Four discs, two complete concerts, one very lively Grateful Dead album. 

Recorded on the band’s first East Coast tour after Jerry Garcia’s 1986 near-death crisis, Dave’s Picks Volume 36 captures the Dead on March 26 and 27, 1987, in Hartford, Conn. And the recordings can barely contain the excitement that bursts forth on the opening “In the Midnight Hour” and burns through the finale, “Johnny B. Goode.” 

In between are 36 additional tracks – only “Drumz” and “Space” are, as always, repeated – that, for pure energy and enthusiasm, can’t be beat. The crowd is juiced and in turn juices the band, which responds with such exuberance it sometimes results in flubbed lines or missed cues. 
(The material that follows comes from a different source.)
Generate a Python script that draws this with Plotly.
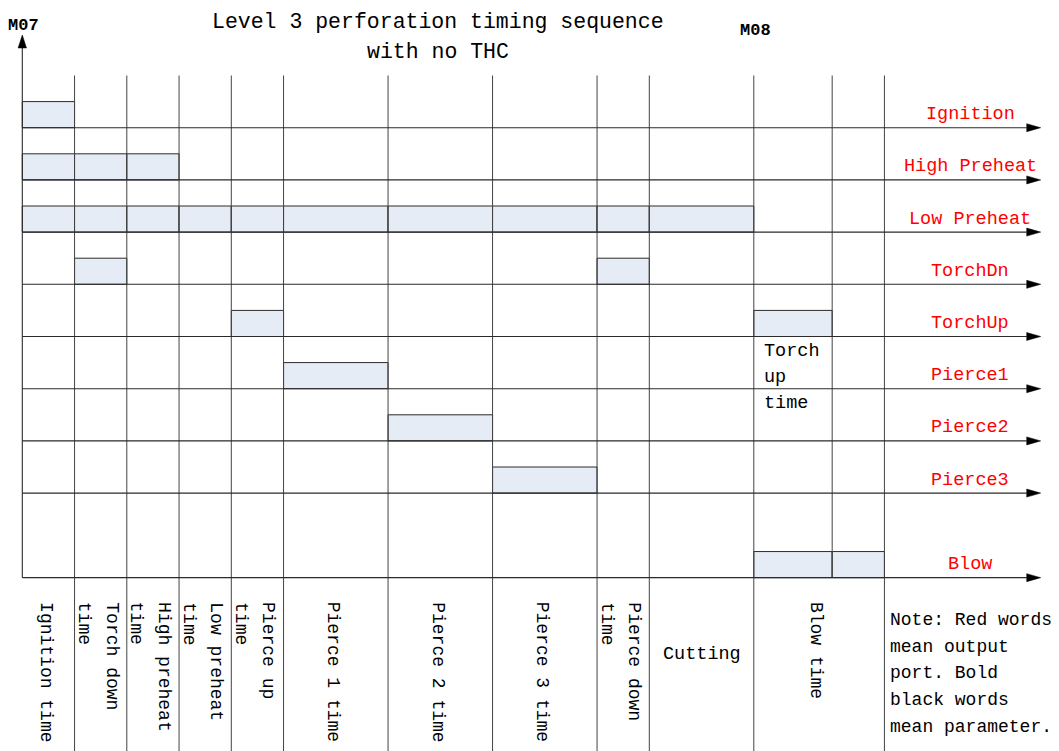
import plotly.graph_objects as go

# ---------------- data ----------------
phases = ["Ignition time", "Torch down time", "High preheat time", "Low preheat time",
          "Pierce up time", "Pierce 1 time", "Pierce 2 time", "Pierce 3 time",
          "Pierce down time", "Cutting", "Torch up time", "Blow end"]
phase_dur = [1, 1, 1, 1, 1, 2, 2, 2, 1, 2, 1.5, 1]

signals = ["Ignition", "High Preheat", "Low Preheat", "TorchDn", "TorchUp",
           "Pierce1", "Pierce2", "Pierce3", "Blow"]
signal_lane = [0, 1, 2, 3, 4, 5, 6, 7, 8.62]
signal_phases = [
    ["Ignition time"],
    ["Ignition time", "Torch down time", "High preheat time"],
    ["Ignition time", "Torch down time", "High preheat time", "Low preheat time",
     "Pierce up time", "Pierce 1 time", "Pierce 2 time", "Pierce 3 time",
     "Pierce down time", "Cutting"],
    ["Torch down time", "Pierce down time"],
    ["Pierce up time", "Torch up time"],
    ["Pierce 1 time"],
    ["Pierce 2 time"],
    ["Pierce 3 time"],
    ["Torch up time", "Blow end"],
]

column_labels = [["Ignition time"], ["Torch down", "time"], ["High preheat", "time"],
                 ["Low preheat", "time"], ["Pierce up", "time"], ["Pierce 1 time"],
                 ["Pierce 2 time"], ["Pierce 3 time"], ["Pierce down", "time"],
                 ["Cutting"], ["Blow time"]]
column_phases = [[0], [1], [2], [3], [4], [5], [6], [7], [8], [9], [10, 11]]
column_rotated = [True] * 9 + [False, True]

torch_up_note = ["Torch", "up", "time"]
note_lines = ["Note: Red words", "mean output", "port. Bold", "black words", "mean parameter."]
title_lines = ["Level 3 perforation timing sequence", "with no THC"]
events = ["M07", "M08"]
event_phase = [0, 10]  # event occurs at start of these phases

# ---------------- layout constants ----------------
PAGE_W, PAGE_H = 1059, 751
OFF = 8                      # default page body margin
W, H = PAGE_W - OFF, PAGE_H - OFF
U = 52.25      # px per time unit
S = 52.2       # px per lane
X0, Y0 = 22.3, 127.7         # page px of time 0 / lane 0
FONT = "Liberation Mono"
LINE = "#2a2a2a"
FILL = "#E6ECF6"


def tx_(px):
    return (px - X0) / U


def ly_(py):
    return (py - Y0) / S


starts = [sum(phase_dur[:i]) for i in range(len(phase_dur))]
ends = [s + d for s, d in zip(starts, phase_dur)]
t_end = ends[-1]
arrow_end = tx_(1040.7)
head_len = 14 / U
head_half = 4 / S
top_lane = -1.0
bottom_lane = ly_(PAGE_H) + 0.5

fig = go.Figure()

# bars (signal high states)
bx, bb, by = [], [], []
for sig, lane, ph in zip(signals, signal_lane, signal_phases):
    for p in ph:
        i = phases.index(p)
        bb.append(starts[i]); bx.append(phase_dur[i]); by.append(lane - 0.25)
fig.add_trace(go.Bar(orientation="h", base=bb, x=bx, y=by, width=0.5,
                     marker=dict(color=FILL, line=dict(color=LINE, width=1)),
                     hoverinfo="skip"))

# vertical grid lines at phase boundaries
gx, gy = [], []
blow_lane = signal_lane[-1]
for i, e in enumerate(ends):
    bottom = blow_lane if phases[i] == "Torch up time" else bottom_lane
    gx += [e, e, None]; gy += [top_lane, bottom, None]
fig.add_trace(go.Scatter(x=gx, y=gy, mode="lines", line=dict(color="#444", width=1),
                         hoverinfo="skip"))

# horizontal time axes per signal
hx, hy, ax_, ay_ = [], [], [], []
for lane in signal_lane:
    hx += [0, arrow_end - head_len, None]; hy += [lane, lane, None]
    ax_ += [arrow_end - head_len, arrow_end, arrow_end - head_len, arrow_end - head_len, None]
    ay_ += [lane - head_half, lane, lane + head_half, lane - head_half, None]
# vertical axis
tip = ly_(35)
vhead = 13 / S
vhalf = 4.2 / U
hx += [0, 0, None]; hy += [blow_lane, tip + vhead, None]
ax_ += [-vhalf, 0, vhalf, -vhalf, None]
ay_ += [tip + vhead, tip, tip + vhead, tip + vhead, None]
fig.add_trace(go.Scatter(x=hx, y=hy, mode="lines", line=dict(color=LINE, width=1.1),
                         hoverinfo="skip"))
fig.add_trace(go.Scatter(x=ax_, y=ay_, mode="lines", fill="toself", fillcolor="black",
                         line=dict(color="black", width=0.5), hoverinfo="skip"))

ann = []
# red signal labels
for sig, lane in zip(signals, signal_lane):
    ann.append(dict(x=tx_(970), y=lane - 0.25, text=sig, showarrow=False,
                    xanchor="center", yanchor="middle",
                    font=dict(family=FONT, size=18.5, color="#FF0000")))

# bottom phase labels
label_top = ly_(600)
line_off = 27 / U
for lines, cols, rot in zip(column_labels, column_phases, column_rotated):
    c0 = starts[cols[0]]; c1 = ends[cols[-1]]
    cx = (c0 + c1) / 2
    if rot:
        n = len(lines)
        cxr = cx - 2.5 / U
        for i, t in enumerate(lines):
            ann.append(dict(x=cxr + ((n - 1) / 2 - i) * line_off, y=label_top, text=t,
                            textangle=90, showarrow=False, xanchor="center", yanchor="top",
                            font=dict(family=FONT, size=18, color="black")))
    else:
        ann.append(dict(x=cx, y=ly_(654), text=lines[0], showarrow=False,
                        xanchor="center", yanchor="middle",
                        font=dict(family=FONT, size=18.5, color="black")))

# torch up time note
tu = phases.index("Torch up time")
for i, t in enumerate(torch_up_note):
    ann.append(dict(x=starts[tu] + 8 / U, y=signal_lane[4] + 0.28 + 0.5 * i, text=t,
                    showarrow=False, xanchor="left", yanchor="middle",
                    font=dict(family=FONT, size=18.5, color="black")))

# note
for i, t in enumerate(note_lines):
    ann.append(dict(x=t_end + 4 / U, y=ly_(620) + i * 26.7 / S, text=t,
                    showarrow=False, xanchor="left", yanchor="middle",
                    font=dict(family=FONT, size=18, color="black")))

# title
for i, t in enumerate(title_lines):
    ann.append(dict(x=tx_(437.5), y=ly_(22 + 30 * i), text=t, showarrow=False,
                    xanchor="center", yanchor="middle",
                    font=dict(family=FONT, size=21.5, color="black")))

# events
ev_y = [ly_(25), ly_(30)]
for ev, p, yy in zip(events, event_phase, ev_y):
    ann.append(dict(x=starts[p] + 1.5 / U, y=yy, text="<b>" + ev + "</b>", showarrow=False,
                    xanchor="center", yanchor="middle",
                    font=dict(family=FONT, size=17, color="black")))

fig.update_layout(
    width=W, height=H, margin=dict(l=0, r=0, t=0, b=0),
    paper_bgcolor="white", plot_bgcolor="white", showlegend=False,
    barmode="overlay", annotations=ann,
    xaxis=dict(range=[tx_(OFF), tx_(PAGE_W)], visible=False, fixedrange=True),
    yaxis=dict(range=[ly_(PAGE_H), ly_(OFF)], visible=False, fixedrange=True),
)

fig.write_html("out.html")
Imperfections aside, these are the moments that made Grateful Dead concerts the only-in-this-time-and-this-place moments unlike anything before or since. And Dave’s Picks Volume 36 is one of those recordings that makes one long for a time machine. 
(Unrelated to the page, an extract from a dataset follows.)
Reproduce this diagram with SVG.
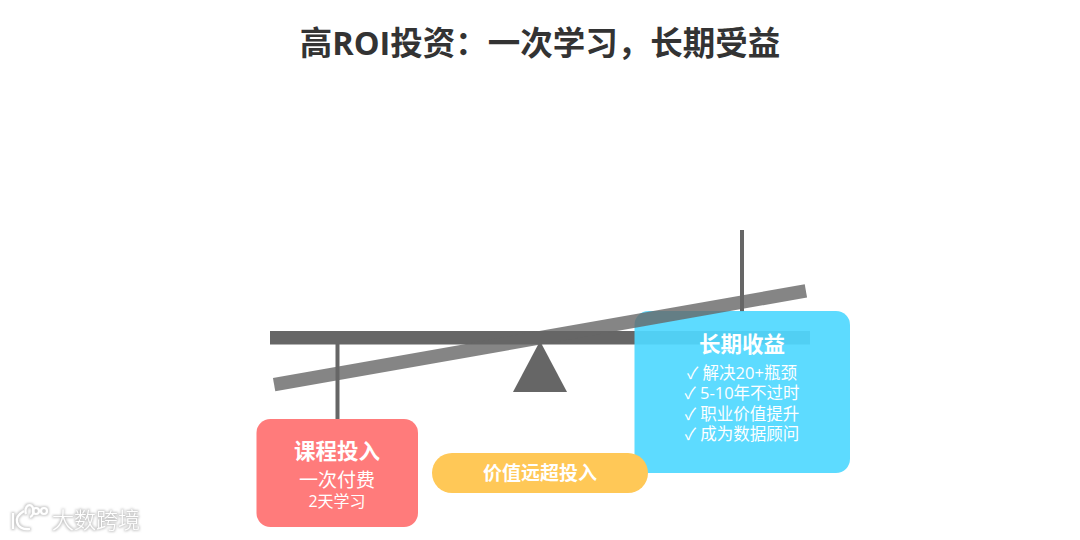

Phil Lesh is particularly amped – literally and metaphorically – on night one. His voltage spurs Bob Weir’s reckless abandon on “Looks Like Rain” and the inspired vocal coda and “Spanish Jam” tease at the end of “He’s Gone.” The subsequent full-band “Space” melts into a vocal-cord-shredding “I Need a Miracle” and Brent Mydland gooses “Around and Around” with barroom-style piano. 

Night two is similarly super-charged and crackling with energy from the opening “Alabama Getaway,” through to a rare, second-set “Cumberland Blues” and the post-“Space” combo of “Uncle John’s Band” and “Morning Dew” that, while not the epitome of either number, twists the crowd into an explosive frenzy. 

Dave picked two good ones this time around.